Esses dias, achei um HD antigo — tão antigo, que tive que fazer uma gambiarra para encaixar os conectores e agora sei a diferença entre ATA e SATA. Dentro, pastas com backups de uma vida cronicamente online e um tesouro escondido. Playlists que eu tinha feito há quase vinte anos. Primeiro para tocar nos MP3 players velhos de guerra, depois para o celular, que ainda não era smart, mas já fazia bastante coisa.
Dei play, meio por curiosidade, meio por saudade. E nisso percebi que muito do que eu ouço hoje já estava ali, nas faixas que eu escolhi quando era adolescente. Era como se aquelas músicas tivessem me ensinado o que eu gostaria. Claro que muita coisa aconteceu de lá para cá, já tive várias versões de mim mesma, mas aquele primeiro disco do NX Zero ainda reverbera diferente aqui.
Então fiz o que qualquer pessoa desocupada curiosa faria: joguei no Google Acadêmico. Para a surpresa de ninguém, esse sentimento não é só nostalgia. A ciência confirma que a música tem esse poder de moldar a memória e a identidade. Ela vira uma espécie de âncora emocional, que conecta o presente a versões antigas de nós mesmos.
O auge
Entre todas as fases da vida, a adolescência é o ponto mais intenso dessa ligação entre música e memória. Entre os 13 e os 27 anos (alguns especialistas falam em 15 a 25), a gente vive o chamado pico de reminiscência. Nesse período as músicas se imprimem na memória com uma força que quase nenhuma outra experiência iguala.

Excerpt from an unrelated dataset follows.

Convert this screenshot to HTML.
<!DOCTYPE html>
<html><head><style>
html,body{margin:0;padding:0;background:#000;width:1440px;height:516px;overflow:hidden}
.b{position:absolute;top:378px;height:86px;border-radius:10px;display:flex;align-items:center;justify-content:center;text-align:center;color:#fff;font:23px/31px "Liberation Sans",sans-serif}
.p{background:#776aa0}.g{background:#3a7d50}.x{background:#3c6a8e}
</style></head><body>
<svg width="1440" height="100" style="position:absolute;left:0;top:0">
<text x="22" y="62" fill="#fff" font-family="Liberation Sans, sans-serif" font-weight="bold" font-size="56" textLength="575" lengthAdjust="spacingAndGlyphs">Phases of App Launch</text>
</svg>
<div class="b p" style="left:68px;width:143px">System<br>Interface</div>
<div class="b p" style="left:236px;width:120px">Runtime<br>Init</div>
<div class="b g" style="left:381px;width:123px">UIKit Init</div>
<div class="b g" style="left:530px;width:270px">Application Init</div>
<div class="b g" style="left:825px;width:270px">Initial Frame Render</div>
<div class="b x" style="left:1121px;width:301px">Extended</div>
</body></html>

Talvez seja porque a adolescência é um tempo de descobertas, instabilidade e construção. Tudo parece urgente, e a música é quase como um abraço, ou aquilo que te faz pertencente a algum lugar.
Picos, ecos e renascimentos
A memória musical não segue uma linha reta. Ela se organiza em camadas, como ondas que voltam com o tempo. Como dizia o 10º Doutor, é “um barato muito doido de espaço-tempo coisado”.
Há o pico da adolescência, com aquele som que molda quem somos. Mas também o efeito de recência, quando músicas mais novas ganham importância. Isso sugere que a capacidade da música de adquirir significado pessoal segue também na vida adulta. Por fim, existe o pico em cascata, um tipo de herança sonora. São as músicas de antes da gente nascer, que chegam até nós pelos pais, avós e familiares. Ou por algoritmos do streaming.
As pesquisas mostram também que homens e mulheres vivem a música de modos diferentes. Os homens costumam consolidar seus gostos mais cedo, por volta dos 16 anos, e carregam essas referências quase intactas pela vida. As mulheres, por outro lado, costumam ter um pico mais tardio e uma relação mais dinâmica com a música, incorporando novas faixas significativas ao longo dos anos.
Quando a música ensina o que sentimos
Na juventude, a música é quase uma ferramenta. Serve para se acalmar, ganhar energia, entender o que se sente. Para criar identidade e autoconsciência, mesmo.
A música começa a agir como o que os pesquisadores chamam de tecnologia do eu. É um meio de ensaiar emoções, testar limites e criar um espelho onde a gente se reconhece. Um jeito de aprender a ser, aos poucos, sem precisar dizer tudo em voz alta.
Ouvir aquelas playlists antigas só me fez confirmar que a música não é só trilha sonora da vida, ela é parte dela. Cada faixa guarda uma versão nossa. E toda vez que uma melodia familiar toca, é como se abríssemos um portal para o que fomos. Como se, por um instante, nos lembrássemos de tudo o que ainda somos.
Os artigos que citei nesta coluna foram:
- “Memory bumps across the lifespan in personally meaningful music”. Estudo sobre os picos de lembrança e o papel da música na memória autobiográfica.
- “Why I listen to music: Emotion regulation and identity construction through music” Pesquisa que explora como adolescentes usam a música para lidar com emoções e formar identidade.